James herself has faced public scandal in her personal life In October 2020, the Daily Mail published paparazzi photos of her and married actor Dominic West, her co-star in the Amazon series "The Pursuit of Love," intimately embracing in Rome. Days later, West kissed his wife in front of photographers outside his home in London. "Our marriage is strong and we're very much still together," read a note the couple tacked to their home.

At the time, James said nothing about the incident, and she still isn't ready to talk about it more than a year later. Asked if she felt she'd been slut-shamed by the media in ways similar to Anderson, she tried to avoid any allusions to herself.

"I just feel that, sadly, this question and this conversation is ongoing, because it happens to women all the time," she said. "There aren't many women in the public arena who don't feel like their privacy has been violated. And so that was something I really wanted to look at, because it's incredibly damaging."
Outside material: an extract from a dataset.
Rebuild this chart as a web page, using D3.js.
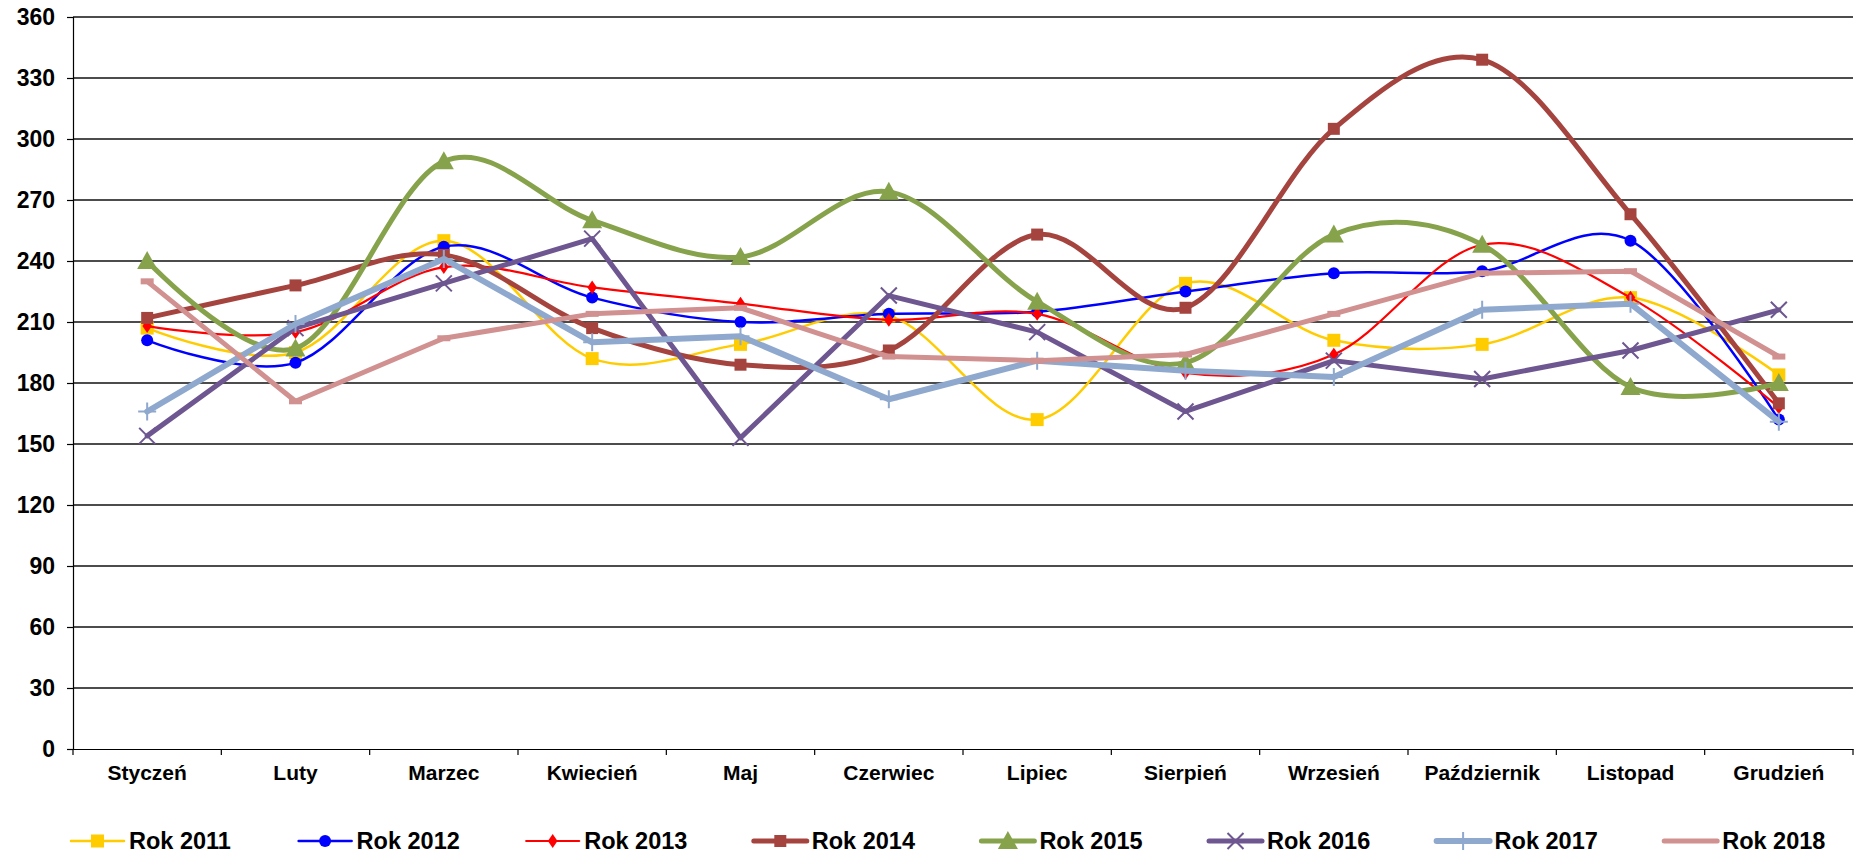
<!DOCTYPE html>
<html>
<head>
<meta charset="utf-8">
<script src="https://cdn.jsdelivr.net/npm/d3@7"></script>
<style>
  html, body { margin: 0; padding: 0; background: #fff; }
  svg { display: block; font-family: "Liberation Sans", Arial, sans-serif; font-weight: bold; }
</style>
</head>
<body>
<svg id="chart" width="1862" height="855"></svg>
<script>
const months = ["Styczeń","Luty","Marzec","Kwiecień","Maj","Czerwiec","Lipiec","Sierpień","Wrzesień","Październik","Listopad","Grudzień"];
const yTicks = [0,30,60,90,120,150,180,210,240,270,300,330,360];

const rok2011 = [207,195,250,192,199,213,162,229,201,199,222,184];
const rok2012 = [201,190,247,222,210,214,215,225,234,235,250,162];
const rok2013 = [208,205,237,227,219,211,214,185,194,248,222,168];
const rok2014 = [212,228,243,207,189,196,253,217,305,339,263,170];
const rok2015 = [240,197,289,260,242,274,220,190,253,248,178,180];
const rok2016 = [154,207,229,251,153,223,205,166,191,182,196,216];
const rok2017 = [166,209,241,200,203,172,191,186,183,216,219,161];
const rok2018 = [230,171,202,214,217,193,191,194,214,234,235,193];

const seriesNames = ["Rok 2011","Rok 2012","Rok 2013","Rok 2014","Rok 2015","Rok 2016","Rok 2017","Rok 2018"];
const seriesValues = [rok2011,rok2012,rok2013,rok2014,rok2015,rok2016,rok2017,rok2018];

const styles = [
  {color:"#FFCC00", width:2.5, smooth:true,  marker:"square",  msize:13},
  {color:"#0000FF", width:2.5, smooth:true,  marker:"circle",  msize:12},
  {color:"#FF0000", width:2.2, smooth:true,  marker:"diamond", msize:12},
  {color:"#A5443F", width:5,   smooth:true,  marker:"square",  msize:12},
  {color:"#86A34C", width:5,   smooth:true,  marker:"triangle",msize:20},
  {color:"#6E5690", width:5,   smooth:false, marker:"x",       msize:16},
  {color:"#8FA8CE", width:6,   smooth:false, marker:"plus",    msize:18},
  {color:"#D09190", width:5,   smooth:false, marker:"dash",    msize:13}
];

const svg = d3.select("#chart");
const L = 73, R = 1853, T = 17, B = 749;

const x = d3.scaleBand().domain(months).range([L, R]).paddingInner(0).paddingOuter(0);
const y = d3.scaleLinear().domain([0, 360]).range([B, T]);
const cx = m => x(m) + x.bandwidth() / 2;

// gridlines
svg.append("g").selectAll("line").data(yTicks.filter(v => v > 0)).join("line")
  .attr("x1", L).attr("x2", R).attr("y1", d => y(d)).attr("y2", d => y(d))
  .attr("stroke", "#111").attr("stroke-width", 1.3);

// y axis
const yAxis = d3.axisLeft(y).tickValues(yTicks).tickSize(6).tickPadding(12).tickFormat(d3.format("d"));
const gy = svg.append("g").attr("transform", `translate(${L},0)`).call(yAxis);
gy.select(".domain").attr("stroke", "#000").attr("stroke-width", 1.2);
gy.selectAll(".tick line").attr("stroke", "#000").attr("stroke-width", 1.2);
gy.selectAll(".tick text").attr("font-size", 23).attr("font-weight", "bold").attr("fill", "#000")
  .attr("font-family", '"Liberation Sans", Arial, sans-serif');

// x axis
const gx = svg.append("g").attr("transform", `translate(0,${B})`)
  .call(d3.axisBottom(x).tickSize(0).tickPadding(16));
gx.select(".domain").attr("stroke", "#000").attr("stroke-width", 1.2);
gx.selectAll(".tick text").attr("font-size", 21).attr("font-weight", "bold").attr("fill", "#000")
  .attr("font-family", '"Liberation Sans", Arial, sans-serif');
// category boundary ticks
svg.append("g").selectAll("line").data(months.concat(["__end"])).join("line")
  .attr("x1", (d, i) => i < months.length ? x(d) : R)
  .attr("x2", (d, i) => i < months.length ? x(d) : R)
  .attr("y1", B).attr("y2", B + 6)
  .attr("stroke", "#000").attr("stroke-width", 1.2);

function markerPath(type, s) {
  const h = s / 2;
  switch (type) {
    case "square": return `M${-h},${-h}H${h}V${h}H${-h}Z`;
    case "circle": return d3.symbol(d3.symbolCircle, Math.PI * h * h)();
    case "diamond": return `M0,${-h * 1.15}L${h * 0.8},0L0,${h * 1.15}L${-h * 0.8},0Z`;
    case "triangle": return `M0,${-h * 1.0}L${h},${h * 0.8}L${-h},${h * 0.8}Z`;
    case "x": return `M${-h},${-h}L${h},${h}M${-h},${h}L${h},${-h}`;
    case "plus": return `M${-h},0H${h}M0,${-h}V${h}`;
    case "dash": return `M${-h},${-3}H${h}V${3}H${-h}Z`;
  }
}
function drawMarker(g, st, tx, ty) {
  const p = g.append("path").attr("d", markerPath(st.marker, st.msize))
    .attr("transform", `translate(${tx},${ty})`);
  if (st.marker === "x" || st.marker === "plus") {
    p.attr("fill", "none").attr("stroke", st.color).attr("stroke-width", 2);
  } else {
    p.attr("fill", st.color).attr("stroke", "none");
  }
}

const plot = svg.append("g");
seriesValues.forEach((vals, si) => {
  const st = styles[si];
  const line = d3.line()
    .x((d, i) => cx(months[i]))
    .y(d => y(d))
    .curve(st.smooth ? d3.curveCatmullRom.alpha(0) : d3.curveLinear);
  const g = plot.append("g");
  g.append("path").datum(vals).attr("d", line)
    .attr("fill", "none").attr("stroke", st.color).attr("stroke-width", st.width)
    .attr("stroke-linejoin", "round").attr("stroke-linecap", "round");
  vals.forEach((v, i) => drawMarker(g, st, cx(months[i]), y(v)));
});

// legend
const legY = 841;
const leg = svg.append("g");
seriesNames.forEach((name, i) => {
  const st = styles[i];
  const x0 = 71 + i * 227.6;
  const g = leg.append("g");
  g.append("line").attr("x1", x0).attr("x2", x0 + 53).attr("y1", legY).attr("y2", legY)
    .attr("stroke", st.color).attr("stroke-width", st.width).attr("stroke-linecap", "round");
  if (st.marker !== "dash") drawMarker(g, st, x0 + 26.5, legY);
  g.append("text").attr("x", x0 + 58).attr("y", legY).attr("dy", "0.35em")
    .attr("font-size", 23.5).attr("font-weight", "bold").attr("fill", "#000").text(name);
});
</script>
</body>
</html>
So did she take on "Pam & Tommy" in an attempt to explore the issue?

"No, I signed onto this two years ago," she clarified. "I worry about not articulating myself properly — especially when things get written down and that's your statement to the world. I would much rather explore what I feel through my work. Like, even now, we're talking about my private life when I really want to be talking about work and in a way, that's what we're exploring in the show."

Without going into detail, Bell said that she and James — "like most women in our industry" — connected through discussions of the "theft in female image, bodies, and sense of safety and comfort." In 2014, Bell had nude images of herself stolen and distributed as part of a large-scale celebrity hacking effort referred to as the Fappening.

"Coming into this story, one of the first things I said was that I felt almost like I was being triggered," she said. "From one perspective, you could say that the creators of this show are cis, white males, but in the same breath understand that there were strong creative forces who were women who'd been through very similar situations. And we had a responsibility not to exploit Pam once again."

Bell said she and James have a potential collaboration in the works, and the actor said she's eager to produce more of her own work in the future. She admires performers like Helena Bonham Carter and Amy Adams, who do not display a particular allegiance to any genre. In college, James said, one of her favorite teachers drummed into her head that "repetition is the death of creativity." The instructor was so insistent upon the lesson that students were never allowed to sit in the same seat twice.

"I never want to rely on certain attributes or characters that feel as if they come more easily to me," she said. "I am happy with the roles I've played to date, but I just want to keep going to the opposite ends of the scale now. I'm hooked."

She's also committed to taking care of herself offscreen. Last year, she began meditating and seeing a therapist and a shamanic healer, with whom she consults over Zoom.

One of her main goals was to work on "switching [her] head off," quieting the voice offering constant criticism. She's looking for things to root her in a profession where she often feels unmoored — playing someone else, growing close to new people only to leave them, living in a strange place, not seeing friends or family.

That's part of why talking about Anderson feels so tender. She wouldn't ever want to betray someone who now feels like a part of her.

"It's strange and surreal to have spent so long studying and learning from someone and never having met them. I want to be thoughtful and sensitive always," she said. "However, I'd much rather talk about difficult, nuanced issues in relation to and through my work. That is how I want to express myself."